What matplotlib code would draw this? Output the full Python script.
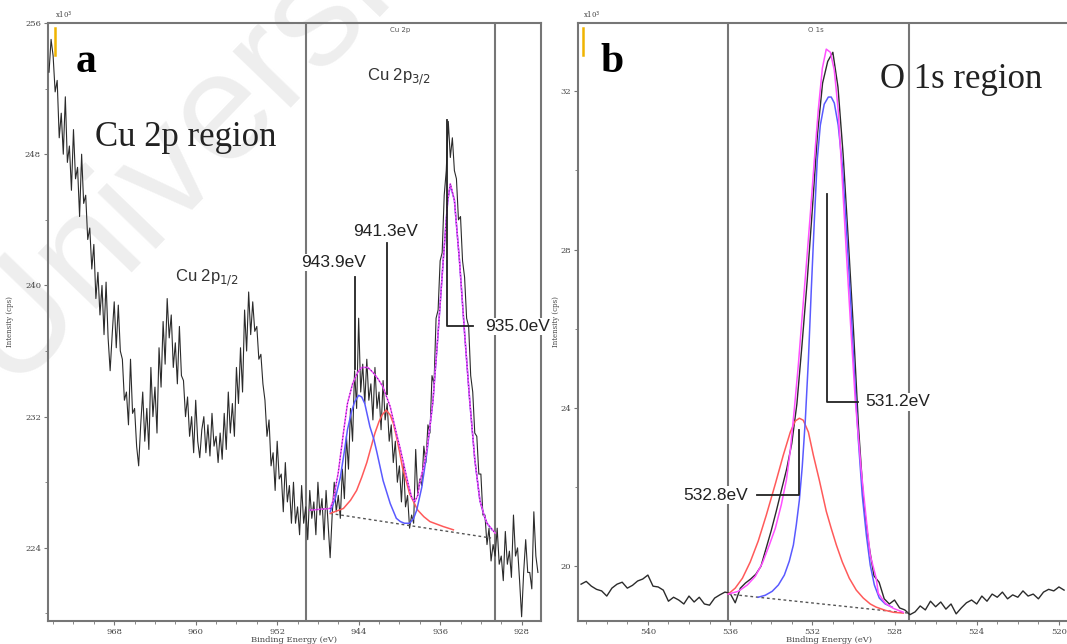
import numpy as np
import matplotlib
matplotlib.use('Agg')
import matplotlib.pyplot as plt
from matplotlib.ticker import MultipleLocator

# ---------------- panel a : Cu 2p ----------------
cu_start, cu_step = 974.4, -0.2
cu_counts = [
    253.0, 255.0, 254.0, 251.8, 252.5, 249.0, 250.5, 248.0, 251.5, 247.5,
    248.5, 245.8, 249.5, 246.5, 247.2, 244.2, 248.0, 245.0, 245.5, 242.8,
    243.5, 241.0, 242.5, 239.2, 240.8, 238.2, 240.0, 237.0, 240.2, 236.8,
    234.8, 237.0, 239.0, 236.2, 238.8, 236.0, 235.5, 233.0, 233.5, 231.5,
    235.5, 232.2, 232.5, 230.2, 229.0, 231.5, 233.5, 230.5, 232.5, 230.0,
    235.0, 232.0, 233.8, 231.0, 236.2, 233.8, 237.8, 235.2, 239.2, 236.8,
    238.2, 235.0, 236.5, 234.0, 237.5, 234.5, 234.2, 232.0, 233.2, 230.8,
    232.0, 229.8, 233.0, 230.5, 229.5, 231.2, 232.0, 229.8, 231.5, 229.6,
    232.2, 230.2, 230.8, 229.2, 231.0, 229.4, 232.2, 230.0, 233.5, 231.0,
    232.8, 230.8, 235.0, 232.8, 236.2, 233.5, 238.5, 236.0, 239.6, 237.0,
    239.0, 237.2, 237.5, 235.5, 235.8, 234.0, 233.0, 230.8, 231.8, 229.0,
    229.8, 227.5, 230.5, 228.2, 228.5, 226.2, 229.2, 226.8, 227.8, 225.5,
    228.0, 225.5, 226.5, 224.8, 227.8, 225.5, 226.5, 224.5, 227.5, 225.8,
    226.8, 224.8, 228.0, 226.0, 227.0, 224.5, 227.5, 225.5, 223.4, 226.0,
    228.0, 226.2, 227.2, 225.8, 228.8, 227.0, 230.8, 228.8, 232.5, 230.5,
    234.8, 232.5, 238.0, 233.5, 235.2, 232.8, 235.5, 233.0, 234.0, 231.8,
    235.0, 232.5, 233.5, 231.2, 234.2, 231.8, 232.8, 230.5, 231.5, 229.2,
    230.5, 228.0, 229.0, 226.8, 229.2, 226.5, 227.2, 225.2, 226.0, 225.5,
    230.0, 227.2, 228.2, 227.8, 230.2, 229.2, 231.5, 231.0, 234.5, 234.0,
    238.0, 238.5, 241.5, 242.0, 245.5, 247.0, 250.0, 247.8, 249.0, 247.0,
    246.5, 244.0, 244.2, 241.5, 240.5, 238.0, 237.5, 234.5, 233.5, 231.0,
    230.8, 228.5, 228.5, 226.0, 226.0, 224.2, 225.2, 223.2, 224.2, 223.5,
    225.2, 223.0, 223.5, 222.0, 225.0, 223.0, 223.8, 222.2, 226.0, 223.5,
    224.0, 222.0, 219.8, 222.5, 224.5, 222.5, 222.5, 221.5, 226.2, 223.5,
    222.5,
]
cu_energy = cu_start + cu_step * np.arange(len(cu_counts))

cu_env_e = [948.8, 946.8, 946.5, 946.0, 945.5, 945.1, 944.6, 944.1, 943.7, 943.1,
            942.6, 942.1, 941.6, 940.9, 940.3, 939.9, 939.5, 939.1, 938.8, 938.5,
            938.2, 938.0, 937.6, 937.3, 937.0, 936.7, 936.2, 935.7, 935.25, 935.0,
            934.6, 934.1, 933.6, 933.1, 932.6, 932.1, 931.7, 931.4, 930.6]
cu_env_y = [226.3, 226.4, 226.9, 228.6, 231.0, 232.8, 234.0, 234.7, 235.0, 235.0,
            234.7, 234.3, 233.8, 232.6, 231.0, 230.0, 228.9, 227.8, 227.1, 226.8,
            227.2, 228.0, 229.0, 230.0, 231.4, 233.0, 237.1, 241.5, 245.2, 246.2,
            245.2, 241.5, 237.1, 233.0, 229.4, 226.9, 226.0, 225.5, 224.9]

cu_blue_e = [946.8, 946.3, 945.8, 945.4, 945.1, 944.7, 944.4, 944.0, 943.7, 943.4,
             942.9, 942.5, 942.2, 941.6, 940.9, 940.3, 939.9, 939.5, 939.0, 938.6,
             938.3, 937.8, 937.3, 936.7, 936.2, 935.7, 935.25, 935.0, 934.6, 934.1,
             933.6, 933.1, 932.6, 932.1, 931.7, 931.4, 930.9]
cu_blue_y = [226.2, 227.0, 228.3, 229.9, 231.2, 232.3, 232.9, 233.3, 233.2, 232.8,
             231.4, 230.6, 229.8, 228.1, 226.7, 225.8, 225.6, 225.5, 225.5, 225.8,
             226.3, 227.7, 229.8, 233.0, 237.1, 241.5, 245.2, 246.1, 245.2, 241.5,
             237.1, 233.0, 229.4, 226.9, 226.0, 225.5, 225.1]

cu_red_e = [946.8, 945.5, 944.8, 944.2, 943.7, 943.2, 942.8, 942.4, 942.0, 941.7,
            941.3, 940.9, 940.6, 940.3, 940.0, 939.7, 939.3, 939.0, 938.6, 938.2,
            937.6, 937.0, 935.7, 934.7]
cu_red_y = [226.1, 226.4, 226.9, 227.5, 228.3, 229.2, 230.1, 231.0, 231.7, 232.1,
            232.4, 232.1, 231.6, 230.8, 229.9, 228.9, 228.0, 227.3, 226.8, 226.3,
            225.9, 225.6, 225.3, 225.1]

cu_base_e = [946.8, 931.0]
cu_base_y = [226.1, 224.6]

cu_window = [949.2, 930.6]

# ---------------- panel b : O 1s ----------------
o_start, o_step = 543.25, -0.25
o_counts = [
    19.55, 19.62, 19.50, 19.42, 19.38, 19.25, 19.45, 19.55, 19.60, 19.45,
    19.52, 19.63, 19.68, 19.78, 19.50, 19.48, 19.40, 19.12, 19.22, 19.15,
    19.05, 19.25, 19.10, 19.22, 19.05, 19.02, 19.20, 19.28, 19.35, 19.32,
    19.08, 19.45,
    19.58, 19.68, 19.80, 20.00, 20.45, 20.90, 21.40, 21.93, 22.45, 23.10,
    24.10, 25.60, 27.20, 29.00, 30.90, 32.20, 32.75, 32.98, 32.10, 30.40,
    28.25, 26.00, 23.50, 21.60, 20.55, 19.76, 19.60, 19.18, 19.05,
    19.15, 18.95, 18.90, 18.78, 18.85, 19.00, 18.90, 19.12, 18.98, 19.10,
    18.92, 19.05, 18.80, 18.95, 19.08, 19.15, 19.05, 19.25, 19.12, 19.30,
    19.22, 19.35, 19.18, 19.28, 19.22, 19.38, 19.25, 19.30, 19.18, 19.35,
    19.42, 19.38, 19.48, 19.40,
]
o_energy = o_start + o_step * np.arange(len(o_counts))

o_env_e = [536.09, 535.60, 535.16, 534.77, 534.43, 534.09, 533.80, 533.51, 533.26, 533.07,
           532.88, 532.68, 532.49, 532.29, 532.10, 531.90, 531.71, 531.51, 531.32, 531.12,
           530.93, 530.74, 530.54, 530.35, 530.15, 529.91, 529.62, 529.37, 529.18, 528.89,
           528.79, 528.45, 528.06, 527.57]
o_env_y = [19.30, 19.37, 19.53, 19.75, 20.08, 20.54, 20.96, 21.55, 22.18, 22.93,
           23.94, 25.08, 26.34, 27.61, 28.87, 30.26, 31.52, 32.58, 33.06, 32.98,
           32.53, 31.52, 29.75, 27.98, 26.22, 24.20, 22.43, 21.17, 20.28, 19.70,
           19.32, 19.07, 18.94, 18.84]

o_blue_e = [534.63, 534.29, 533.95, 533.65, 533.36, 533.12, 532.92, 532.78, 532.63, 532.49,
            532.34, 532.19, 532.05, 531.90, 531.76, 531.61, 531.42, 531.22, 531.08, 530.93,
            530.74, 530.54, 530.35, 530.15, 529.96, 529.76, 529.57, 529.37, 529.18, 528.98,
            528.74, 528.45, 528.11]
o_blue_y = [19.22, 19.27, 19.37, 19.53, 19.78, 20.13, 20.54, 21.04, 21.67, 22.51,
            23.69, 25.21, 26.97, 28.74, 30.26, 31.14, 31.67, 31.85, 31.85, 31.70,
            31.14, 30.13, 28.62, 26.85, 24.95, 23.19, 21.80, 20.79, 20.03, 19.53,
            19.20, 19.05, 18.97]

o_red_e = [536.09, 535.75, 535.40, 535.02, 534.63, 534.24, 533.80, 533.41, 533.07, 532.83,
           532.63, 532.44, 532.19, 531.95, 531.66, 531.32, 531.08, 530.83, 530.54, 530.20,
           529.86, 529.52, 529.18, 528.89, 528.45, 528.06, 527.57]
o_red_y = [19.30, 19.45, 19.70, 20.11, 20.64, 21.29, 22.08, 22.81, 23.39, 23.67,
           23.74, 23.69, 23.39, 22.81, 22.18, 21.39, 20.96, 20.54, 20.11, 19.70,
           19.40, 19.20, 19.05, 18.97, 18.89, 18.84, 18.82]

o_base_e = [536.09, 527.33]
o_base_y = [19.30, 18.82]

o_window = [536.1, 527.3]

# ---------------- styling ----------------
GRAY = '#767676'
SPEC = '#2b2b2b'
BLUE = '#5a5aff'
RED = '#ff5a5a'
MAG = '#ff50ff'
TICK_FONT = {'family': 'DejaVu Serif', 'size': 6}
LBL = {'family': 'Liberation Sans', 'size': 12.5}
box = dict(facecolor='white', edgecolor='none', pad=1.0)

fig = plt.figure(figsize=(10.67, 6.44), dpi=100)

# watermark behind everything
fig.text(0.012, 0.385, 'University of Malaya', rotation=46, rotation_mode='anchor',
         fontsize=110, family='Liberation Sans', color='#eeeeee', zorder=-1)

ax1 = fig.add_axes([0.045, 0.0357, 0.462, 0.9286])
ax2 = fig.add_axes([0.5417, 0.0357, 0.47, 0.9286])


def style_axes(ax, xlim, ylim, xmaj, xmin, ymaj, ymin):
    ax.patch.set_alpha(0)
    ax.set_xlim(*xlim)
    ax.set_ylim(*ylim)
    ax.xaxis.set_major_locator(MultipleLocator(xmaj))
    ax.xaxis.set_minor_locator(MultipleLocator(xmin))
    ax.yaxis.set_major_locator(MultipleLocator(ymaj))
    ax.yaxis.set_minor_locator(MultipleLocator(ymin))
    for s in ax.spines.values():
        s.set_color(GRAY)
        s.set_linewidth(1.5)
    ax.tick_params(which='both', direction='out', color=GRAY, pad=2)
    ax.tick_params(which='major', length=3)
    ax.tick_params(which='minor', length=2)
    for lab in ax.get_xticklabels() + ax.get_yticklabels():
        lab.set_fontfamily(TICK_FONT['family'])
        lab.set_fontsize(TICK_FONT['size'])
        lab.set_color('#444444')
    ax.set_xlabel('Binding Energy (eV)', fontsize=6, family='DejaVu Serif',
                  color='#444444', labelpad=0)


# ---- panel a ----
style_axes(ax1, (974.5, 926.1), (219.54, 256.0), 8, 2, 8, 4)
for e in cu_window:
    ax1.axvline(e, color=GRAY, lw=1.5, zorder=1)
ax1.plot(cu_energy, cu_counts, color=SPEC, lw=0.8, zorder=3)
ax1.plot(cu_base_e, cu_base_y, color='#555555', lw=1, ls=(0, (2, 2)), zorder=4)
ax1.plot(cu_red_e, cu_red_y, color=RED, lw=1.1, zorder=4)
ax1.plot(cu_blue_e, cu_blue_y, color=BLUE, lw=1.1, zorder=4)
ax1.plot(cu_env_e, cu_env_y, color=MAG, lw=1.1, zorder=5)
ax1.plot(cu_env_e, cu_env_y, color='#5a2a9a', lw=0.8, ls=(0, (1, 2)), zorder=5)
ax1.set_ylabel('Intensity (cps)', fontsize=5, family='DejaVu Serif', color='#444444',
               labelpad=8)

ax1.text(0.055, 0.918, 'a', transform=ax1.transAxes, fontsize=30, fontweight='bold',
         family='Liberation Serif', color='black')
ax1.text(0.095, 0.795, 'Cu 2p region', transform=ax1.transAxes, fontsize=25,
         family='Liberation Serif', color='#222222')
ax1.text(0.714, 0.988, 'Cu 2p', transform=ax1.transAxes, fontsize=5,
         family='DejaVu Sans', color='#555555', ha='center', va='center')
ax1.text(958.9, 240.5, r'Cu 2p$_{1/2}$', fontsize=12, family='Liberation Sans',
         color='#333333', ha='center', va='center')
ax1.text(940.1, 252.7, r'Cu 2p$_{3/2}$', fontsize=12, family='Liberation Sans',
         color='#333333', ha='center', va='center')

# peak markers
ax1.plot([944.4, 944.4], [240.5, 234.9], color='#222222', lw=1.3, zorder=6)
ax1.text(946.5, 241.4, '943.9eV', ha='center', va='center', bbox=box, zorder=7,
         color='#222222', **LBL)
ax1.plot([941.2, 941.2], [242.6, 233.4], color='#222222', lw=1.3, zorder=6)
ax1.text(941.4, 243.3, '941.3eV', ha='center', va='center', bbox=box, zorder=7,
         color='#222222', **LBL)
ax1.plot([935.35, 935.35, 932.8], [250.1, 237.5, 237.5], color='#222222', lw=1.3, zorder=6)
ax1.text(931.6, 237.5, '935.0eV', ha='left', va='center', bbox=box, zorder=7,
         color='#222222', clip_on=False, **LBL)

# ---- panel b ----
style_axes(ax2, (543.4, 519.0), (18.62, 33.72), 4, 1, 4, 2)
for e in o_window:
    ax2.axvline(e, color=GRAY, lw=1.5, zorder=1)
ax2.plot(o_energy, o_counts, color=SPEC, lw=1.0, zorder=3)
ax2.plot(o_base_e, o_base_y, color='#555555', lw=1, ls=(0, (2, 2)), zorder=4)
ax2.plot(o_red_e, o_red_y, color=RED, lw=1.1, zorder=4)
ax2.plot(o_blue_e, o_blue_y, color=BLUE, lw=1.1, zorder=4)
ax2.plot(o_env_e, o_env_y, color=MAG, lw=1.1, zorder=5)
ax2.set_ylabel('Intensity (cps)', fontsize=5, family='DejaVu Serif', color='#444444',
               labelpad=0)

ax2.text(0.044, 0.918, 'b', transform=ax2.transAxes, fontsize=30, fontweight='bold',
         family='Liberation Serif', color='black')
ax2.text(0.602, 0.891, 'O 1s region', transform=ax2.transAxes, fontsize=25,
         family='Liberation Serif', color='#222222')
ax2.text(0.475, 0.988, 'O 1s', transform=ax2.transAxes, fontsize=5,
         family='DejaVu Sans', color='#555555', ha='center', va='center')

ax2.plot([531.27, 531.27, 529.76], [29.4, 24.15, 24.15], color='#222222', lw=1.3, zorder=6)
ax2.text(529.4, 24.15, '531.2eV', ha='left', va='center', bbox=box, zorder=7,
         color='#222222', **LBL)
ax2.plot([532.63, 532.63, 534.68], [23.44, 21.8, 21.8], color='#222222', lw=1.3, zorder=6)
ax2.text(536.7, 21.8, '532.8eV', ha='center', va='center', bbox=box, zorder=7,
         color='#222222', **LBL)

# scale markers in top-left corners
for ax, xf in ((ax1, 0.014), (ax2, 0.01)):
    ax.plot([xf, xf], [0.946, 0.992], transform=ax.transAxes, color='#f0b400',
            lw=1.8, zorder=6)
    ax.text(xf, 1.004, r'x10$^{3}$', transform=ax.transAxes, fontsize=5,
            family='DejaVu Serif', color='#444444', va='bottom')

fig.savefig('out.png', dpi=100)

#### [Written problem]
Give again, word for word, every line from the top of the data above to the line holding "from matplotlib.ticker import MultipleLocator", inclusive, with the pictures left out.

#### [Task result]
What matplotlib code would draw this? Output the full Python script.
import numpy as np
import matplotlib
matplotlib.use('Agg')
import matplotlib.pyplot as plt
from matplotlib.ticker import MultipleLocator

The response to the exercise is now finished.